BEGIN Dataset content
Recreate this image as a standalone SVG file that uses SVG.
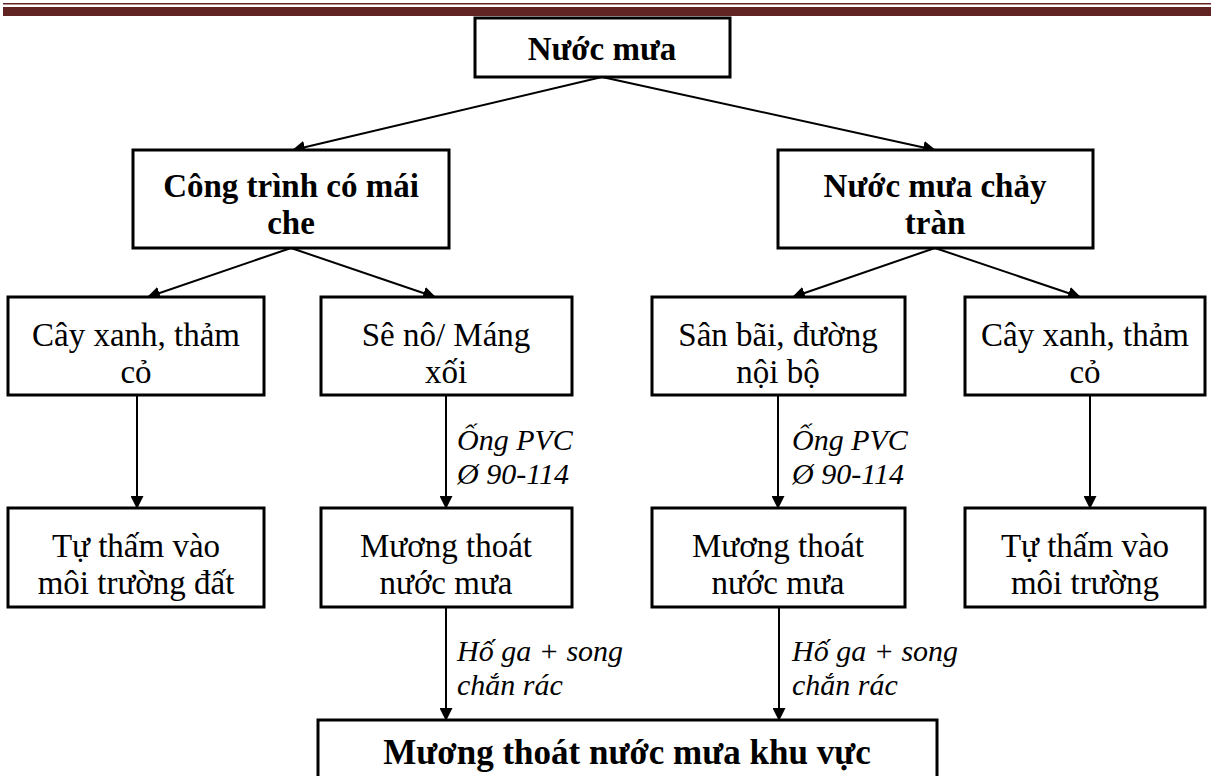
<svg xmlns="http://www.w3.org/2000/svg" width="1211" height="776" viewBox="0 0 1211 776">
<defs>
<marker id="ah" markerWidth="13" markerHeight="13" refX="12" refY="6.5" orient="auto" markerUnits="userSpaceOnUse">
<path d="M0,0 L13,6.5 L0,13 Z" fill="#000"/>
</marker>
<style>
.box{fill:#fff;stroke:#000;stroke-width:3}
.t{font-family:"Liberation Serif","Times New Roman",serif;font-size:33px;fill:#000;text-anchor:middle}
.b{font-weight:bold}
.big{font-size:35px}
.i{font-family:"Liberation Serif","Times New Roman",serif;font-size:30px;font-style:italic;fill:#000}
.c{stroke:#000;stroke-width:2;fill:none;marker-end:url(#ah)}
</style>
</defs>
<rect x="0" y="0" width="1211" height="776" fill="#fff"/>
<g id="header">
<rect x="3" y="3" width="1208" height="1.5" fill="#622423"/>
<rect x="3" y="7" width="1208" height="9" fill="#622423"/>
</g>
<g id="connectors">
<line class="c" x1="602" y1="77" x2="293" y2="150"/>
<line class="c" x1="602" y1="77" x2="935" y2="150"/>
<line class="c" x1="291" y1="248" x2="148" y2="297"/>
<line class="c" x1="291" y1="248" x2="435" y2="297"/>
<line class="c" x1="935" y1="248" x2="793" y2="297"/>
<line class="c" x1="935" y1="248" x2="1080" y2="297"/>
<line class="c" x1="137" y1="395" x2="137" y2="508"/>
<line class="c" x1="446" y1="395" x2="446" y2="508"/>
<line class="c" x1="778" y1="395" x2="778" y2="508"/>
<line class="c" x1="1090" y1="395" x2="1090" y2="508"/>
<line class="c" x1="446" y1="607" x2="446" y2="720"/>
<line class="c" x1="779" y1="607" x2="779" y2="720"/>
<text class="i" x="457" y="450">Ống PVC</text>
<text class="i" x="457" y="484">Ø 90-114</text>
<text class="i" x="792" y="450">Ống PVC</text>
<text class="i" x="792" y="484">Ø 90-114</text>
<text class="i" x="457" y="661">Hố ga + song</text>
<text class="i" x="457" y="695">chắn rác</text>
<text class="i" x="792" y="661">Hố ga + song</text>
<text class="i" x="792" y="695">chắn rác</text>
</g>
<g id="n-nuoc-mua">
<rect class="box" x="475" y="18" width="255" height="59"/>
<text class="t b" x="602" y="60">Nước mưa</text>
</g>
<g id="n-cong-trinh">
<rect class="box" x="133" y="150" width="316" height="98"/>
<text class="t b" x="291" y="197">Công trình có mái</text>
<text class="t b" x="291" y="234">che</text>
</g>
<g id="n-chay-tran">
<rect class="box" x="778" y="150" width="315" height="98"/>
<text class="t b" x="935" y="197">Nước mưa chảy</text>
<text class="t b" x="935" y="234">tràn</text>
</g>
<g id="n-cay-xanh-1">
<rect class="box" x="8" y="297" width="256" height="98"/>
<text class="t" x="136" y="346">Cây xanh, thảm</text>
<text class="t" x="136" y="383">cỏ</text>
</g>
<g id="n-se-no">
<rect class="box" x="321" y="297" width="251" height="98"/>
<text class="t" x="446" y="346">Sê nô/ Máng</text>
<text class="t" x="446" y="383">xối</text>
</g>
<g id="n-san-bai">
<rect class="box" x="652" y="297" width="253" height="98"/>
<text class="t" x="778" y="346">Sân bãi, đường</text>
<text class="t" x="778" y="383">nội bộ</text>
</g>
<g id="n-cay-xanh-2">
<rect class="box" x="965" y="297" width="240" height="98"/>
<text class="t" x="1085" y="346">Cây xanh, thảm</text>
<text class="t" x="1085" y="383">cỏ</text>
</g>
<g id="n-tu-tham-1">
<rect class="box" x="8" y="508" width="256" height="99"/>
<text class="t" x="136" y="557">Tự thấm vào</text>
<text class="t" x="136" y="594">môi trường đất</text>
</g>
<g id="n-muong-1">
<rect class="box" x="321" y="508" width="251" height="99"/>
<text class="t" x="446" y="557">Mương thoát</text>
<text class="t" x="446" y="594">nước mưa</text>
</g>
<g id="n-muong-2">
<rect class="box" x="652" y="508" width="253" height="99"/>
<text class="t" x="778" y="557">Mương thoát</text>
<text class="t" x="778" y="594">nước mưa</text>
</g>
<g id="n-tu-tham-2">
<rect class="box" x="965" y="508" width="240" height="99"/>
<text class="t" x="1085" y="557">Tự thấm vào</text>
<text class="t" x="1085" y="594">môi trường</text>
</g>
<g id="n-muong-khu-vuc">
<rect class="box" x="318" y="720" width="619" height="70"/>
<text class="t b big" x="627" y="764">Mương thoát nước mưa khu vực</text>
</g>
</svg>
END Dataset content
# What is required:
Copy out all of the data word for word. Do not carry over any picture.

# Task solution:
Recreate this image as a standalone SVG file that uses SVG.
<svg xmlns="http://www.w3.org/2000/svg" width="1211" height="776" viewBox="0 0 1211 776">
<defs>
<marker id="ah" markerWidth="13" markerHeight="13" refX="12" refY="6.5" orient="auto" markerUnits="userSpaceOnUse">
<path d="M0,0 L13,6.5 L0,13 Z" fill="#000"/>
</marker>
<style>
.box{fill:#fff;stroke:#000;stroke-width:3}
.t{font-family:"Liberation Serif","Times New Roman",serif;font-size:33px;fill:#000;text-anchor:middle}
.b{font-weight:bold}
.big{font-size:35px}
.i{font-family:"Liberation Serif","Times New Roman",serif;font-size:30px;font-style:italic;fill:#000}
.c{stroke:#000;stroke-width:2;fill:none;marker-end:url(#ah)}
</style>
</defs>
<rect x="0" y="0" width="1211" height="776" fill="#fff"/>
<g id="header">
<rect x="3" y="3" width="1208" height="1.5" fill="#622423"/>
<rect x="3" y="7" width="1208" height="9" fill="#622423"/>
</g>
<g id="connectors">
<line class="c" x1="602" y1="77" x2="293" y2="150"/>
<line class="c" x1="602" y1="77" x2="935" y2="150"/>
<line class="c" x1="291" y1="248" x2="148" y2="297"/>
<line class="c" x1="291" y1="248" x2="435" y2="297"/>
<line class="c" x1="935" y1="248" x2="793" y2="297"/>
<line class="c" x1="935" y1="248" x2="1080" y2="297"/>
<line class="c" x1="137" y1="395" x2="137" y2="508"/>
<line class="c" x1="446" y1="395" x2="446" y2="508"/>
<line class="c" x1="778" y1="395" x2="778" y2="508"/>
<line class="c" x1="1090" y1="395" x2="1090" y2="508"/>
<line class="c" x1="446" y1="607" x2="446" y2="720"/>
<line class="c" x1="779" y1="607" x2="779" y2="720"/>
<text class="i" x="457" y="450">Ống PVC</text>
<text class="i" x="457" y="484">Ø 90-114</text>
<text class="i" x="792" y="450">Ống PVC</text>
<text class="i" x="792" y="484">Ø 90-114</text>
<text class="i" x="457" y="661">Hố ga + song</text>
<text class="i" x="457" y="695">chắn rác</text>
<text class="i" x="792" y="661">Hố ga + song</text>
<text class="i" x="792" y="695">chắn rác</text>
</g>
<g id="n-nuoc-mua">
<rect class="box" x="475" y="18" width="255" height="59"/>
<text class="t b" x="602" y="60">Nước mưa</text>
</g>
<g id="n-cong-trinh">
<rect class="box" x="133" y="150" width="316" height="98"/>
<text class="t b" x="291" y="197">Công trình có mái</text>
<text class="t b" x="291" y="234">che</text>
</g>
<g id="n-chay-tran">
<rect class="box" x="778" y="150" width="315" height="98"/>
<text class="t b" x="935" y="197">Nước mưa chảy</text>
<text class="t b" x="935" y="234">tràn</text>
</g>
<g id="n-cay-xanh-1">
<rect class="box" x="8" y="297" width="256" height="98"/>
<text class="t" x="136" y="346">Cây xanh, thảm</text>
<text class="t" x="136" y="383">cỏ</text>
</g>
<g id="n-se-no">
<rect class="box" x="321" y="297" width="251" height="98"/>
<text class="t" x="446" y="346">Sê nô/ Máng</text>
<text class="t" x="446" y="383">xối</text>
</g>
<g id="n-san-bai">
<rect class="box" x="652" y="297" width="253" height="98"/>
<text class="t" x="778" y="346">Sân bãi, đường</text>
<text class="t" x="778" y="383">nội bộ</text>
</g>
<g id="n-cay-xanh-2">
<rect class="box" x="965" y="297" width="240" height="98"/>
<text class="t" x="1085" y="346">Cây xanh, thảm</text>
<text class="t" x="1085" y="383">cỏ</text>
</g>
<g id="n-tu-tham-1">
<rect class="box" x="8" y="508" width="256" height="99"/>
<text class="t" x="136" y="557">Tự thấm vào</text>
<text class="t" x="136" y="594">môi trường đất</text>
</g>
<g id="n-muong-1">
<rect class="box" x="321" y="508" width="251" height="99"/>
<text class="t" x="446" y="557">Mương thoát</text>
<text class="t" x="446" y="594">nước mưa</text>
</g>
<g id="n-muong-2">
<rect class="box" x="652" y="508" width="253" height="99"/>
<text class="t" x="778" y="557">Mương thoát</text>
<text class="t" x="778" y="594">nước mưa</text>
</g>
<g id="n-tu-tham-2">
<rect class="box" x="965" y="508" width="240" height="99"/>
<text class="t" x="1085" y="557">Tự thấm vào</text>
<text class="t" x="1085" y="594">môi trường</text>
</g>
<g id="n-muong-khu-vuc">
<rect class="box" x="318" y="720" width="619" height="70"/>
<text class="t b big" x="627" y="764">Mương thoát nước mưa khu vực</text>
</g>
</svg>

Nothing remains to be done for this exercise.